Getting too little sleep can play havoc with our health, say some experts, and the biggest cause of this disruption by far is snoring.
Sleeping for fewer than six hours for several nights in a row affects hundreds of genes in our bodies and it is these genes that are responsible for keeping us in good health, says a new study. Research led by the Surrey Sleep Research Centre has found that people who were subjected to sleep deprivation for a week underwent physical changes at a molecular level that could affect their wellbeing seriously if they continued for the long term
Sleep disorders are common in industrialised nations, with between 10% and 20% of the European and US population reporting frequent sleep disruption. Insufficient sleep and disruption to the sleep-wake cycle – which is known as the circadian rhythm – are known to have a damaging effect on health, but the reasons behind this remain largely unexplored.
Details of the Laboratory sleep tests
Although relatively small, this study could be of major importance and it involved a group of healthy adults -14 men and 12 women. All those taking part in the study were allowed to sleep under laboratory conditions for 5.7 hours one week and 8.5 hours another week.
After each of the two seven day periods, whole blood samples were collected from each individual and a specific analysis carried out. This involved the analysis of RNA – correctly called messenger RNA, and this plays a vital role in making proteins. These samples allowed the researchers to examine what is happening to the RNA in the blood, brain and liver.
Professor Derk-Jan Dijk and his colleagues at the Surrey Sleep centre found that volunteers who got less than six hours sleep each night over the course of a week experienced changes to as many as 711 RNA genes that are linked to inflammation, fighting disease and stress. These changes, just due to one week’s sleep deprivation, might have a major impact on obesity, diabetes, cardiovascular disease and brain function if they continue in the long term. The data suggest several ways by which sleep restriction and disruption of the circadian rhythm may be linked to negative health outcomes and there is evidence that the circadian rhythm could be one general pathway by which sleep restriction leads to major health problems.
The findings appear in detail in the journal PNAS.
Obesity and diabetes
Commenting on the study, Professor Adrian Williams, who is Professor of Sleep Medicine at King’s College, London tells us that people should not be unduly concerned about how much sleep they are getting. “Individuals are individuals,” he says. “As a Society we often sleep an extra two hours at the weekend to make up for a lack of sleep during the week – in this 24/7 society – so probably we tend to sleep less than we need to, but it’s very individual – so people shouldn’t be unduly worried.”

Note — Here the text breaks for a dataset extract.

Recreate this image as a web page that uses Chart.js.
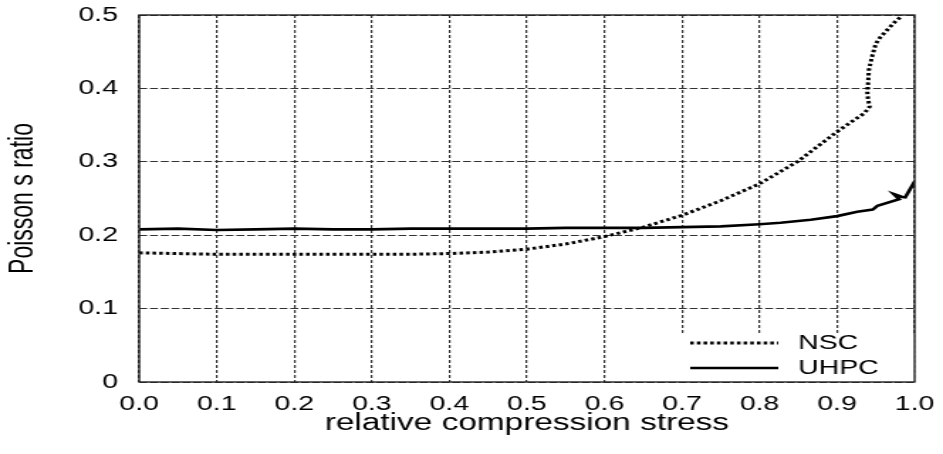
<!DOCTYPE html>
<html>
<head>
<meta charset="utf-8">
<script src="https://cdn.jsdelivr.net/npm/chart.js@4/dist/chart.umd.min.js"></script>
<style>
  html, body { margin: 0; padding: 0; background: #fff; }
</style>
</head>
<body>
<!-- the reference is a horizontally stretched plot, so the canvas is drawn narrow and stretched -->
<canvas id="chart" width="664" height="454" style="width:943px;height:454px;display:block"></canvas>
<script>
// values
const nscX = [0, 0.05, 0.1, 0.15, 0.2, 0.25, 0.3, 0.35, 0.4, 0.45, 0.5, 0.55, 0.6, 0.65, 0.7, 0.75, 0.8, 0.85, 0.88, 0.9, 0.922, 0.935, 0.942, 0.94, 0.939, 0.94, 0.941, 0.945, 0.95, 0.956, 0.965, 0.975, 0.984];
const nscY = [0.176, 0.175, 0.174, 0.174, 0.174, 0.174, 0.174, 0.174, 0.175, 0.177, 0.181, 0.188, 0.198, 0.211, 0.227, 0.247, 0.27, 0.301, 0.325, 0.341, 0.357, 0.366, 0.375, 0.385, 0.395, 0.407, 0.425, 0.443, 0.461, 0.47, 0.48, 0.491, 0.499];

const uhpcX = [0, 0.05, 0.1, 0.15, 0.2, 0.25, 0.3, 0.35, 0.4, 0.45, 0.5, 0.55, 0.6, 0.65, 0.7, 0.75, 0.8, 0.827, 0.866, 0.9, 0.926, 0.946, 0.952, 0.98, 0.973, 0.984, 0.988, 1.0];
const uhpcY = [0.208, 0.209, 0.207, 0.208, 0.209, 0.208, 0.208, 0.209, 0.209, 0.209, 0.209, 0.21, 0.21, 0.21, 0.211, 0.212, 0.215, 0.217, 0.221, 0.226, 0.232, 0.235, 0.24, 0.249, 0.256, 0.252, 0.2516, 0.273];

const seriesNames = ['NSC', 'UHPC'];
const xTickLabels = ['0.0', '0.1', '0.2', '0.3', '0.4', '0.5', '0.6', '0.7', '0.8', '0.9', '1.0'];
const yTickLabels = ['0', '0.1', '0.2', '0.3', '0.4', '0.5'];
const xTitle = 'relative compression stress';
const yTitle = 'Poisson s ratio';

const toPoints = (xs, ys) => xs.map((x, i) => ({ x: x, y: ys[i] }));

const FONT = "'Liberation Sans', Arial, Helvetica, sans-serif";

// legend drawn inside the plot, bottom right, on a white patch
const insideLegend = {
  id: 'insideLegend',
  afterDatasetsDraw(chart) {
    const { ctx, chartArea } = chart;
    const r = chartArea.right, b = chartArea.bottom;
    ctx.save();
    ctx.fillStyle = '#fff';
    ctx.fillRect(r - 165, b - 49, 165, 49);
    chart.data.datasets.forEach((ds, i) => {
      const y = b - 39 + i * 25;
      ctx.beginPath();
      ctx.setLineDash(ds.borderDash || []);
      ctx.lineWidth = ds.borderWidth;
      ctx.strokeStyle = ds.borderColor;
      ctx.moveTo(r - 158, y);
      ctx.lineTo(r - 96, y);
      ctx.stroke();
      ctx.setLineDash([]);
      ctx.fillStyle = '#000';
      ctx.font = '20px ' + FONT;
      ctx.textBaseline = 'middle';
      ctx.textAlign = 'left';
      ctx.fillText(ds.label, r - 82, y);
    });
    ctx.restore();
  }
};

// solid frame round the plot area
const frame = {
  id: 'frame',
  afterDraw(chart) {
    const { ctx, chartArea } = chart;
    ctx.save();
    ctx.strokeStyle = '#222';
    ctx.lineWidth = 1.4;
    ctx.strokeRect(chartArea.left, chartArea.top, chartArea.right - chartArea.left, chartArea.bottom - chartArea.top);
    ctx.restore();
  }
};

new Chart(document.getElementById('chart'), {
  type: 'scatter',
  data: {
    datasets: [
      {
        label: seriesNames[0],
        data: toPoints(nscX, nscY),
        showLine: true,
        borderColor: '#000',
        borderWidth: 3,
        borderDash: [2.5, 2.2],
        pointRadius: 0,
        tension: 0
      },
      {
        label: seriesNames[1],
        data: toPoints(uhpcX, uhpcY),
        showLine: true,
        borderColor: '#000',
        borderWidth: 2.6,
        pointRadius: 0,
        tension: 0
      }
    ]
  },
  options: {
    responsive: false,
    devicePixelRatio: 1,
    animation: false,
    layout: { padding: 0 },
    plugins: {
      legend: { display: false },
      tooltip: { enabled: false }
    },
    scales: {
      x: {
        type: 'linear',
        min: 0,
        max: 1,
        afterFit: s => { s.height = 72; s.paddingLeft = 0; s.paddingRight = 20; },
        ticks: {
          stepSize: 0.1,
          padding: 10,
          color: '#000',
          font: { size: 20, family: FONT },
          maxRotation: 0,
          callback: (v, i) => xTickLabels[i]
        },
        grid: {
          drawTicks: false,
          color: '#333',
          lineWidth: 1.2
        },
        border: { display: false, dash: [3, 2] },
        title: {
          display: true,
          text: xTitle,
          color: '#000',
          font: { size: 23.5, family: FONT },
          padding: { top: 0, bottom: 16 }
        }
      },
      y: {
        type: 'linear',
        min: 0,
        max: 0.5,
        afterFit: s => { s.width = 98; s.paddingTop = 15; s.paddingBottom = 0; },
        ticks: {
          stepSize: 0.1,
          padding: 15,
          color: '#000',
          font: { size: 20, family: FONT },
          callback: (v, i) => yTickLabels[i]
        },
        grid: {
          drawTicks: false,
          color: '#333',
          lineWidth: 1
        },
        border: { display: false, dash: [5.6, 2] },
        title: {
          display: true,
          text: yTitle,
          color: '#000',
          font: { size: 23, family: FONT },
          padding: { top: 3, bottom: 0 }
        }
      }
    }
  },
  plugins: [insideLegend, frame]
});
</script>
</body>
</html>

However, Professor Williams says he believes that “sleep deprivation or sleep interruption is a drive to diabetes and obesity – and, of course, linked to these is high blood pressure and heart disease,” he says.
Restrict snoring goes a long way to solving this problem in men, women and even children.
Professor Jim Horne from the Sleep Research Centre at Loughborough University tells us: “The potential perils of ‘sleep debt’ in today’s society and the need for ‘eight hours sleep a night’ are overplayed and can cause undue concern.”
He explains: “Although this important study seems to support this concern, the participants had their sleep suddenly restricted to an unusually low level, which must have been somewhat stressful. “We must be careful not to generalise such findings to, say, habitual six-hour sleepers who are happy with their sleep. Besides, sleep can adapt to some change, and should also be judged on its quality, not simply on its total amount.”
The key to healthy sleep is the quality and not the duration according to many of the leading experts so disruption should be avoided wherever necessary. If you snore, you should take steps now to resolve the problem, as the effects are serious and far-reaching as far as your health is concerned.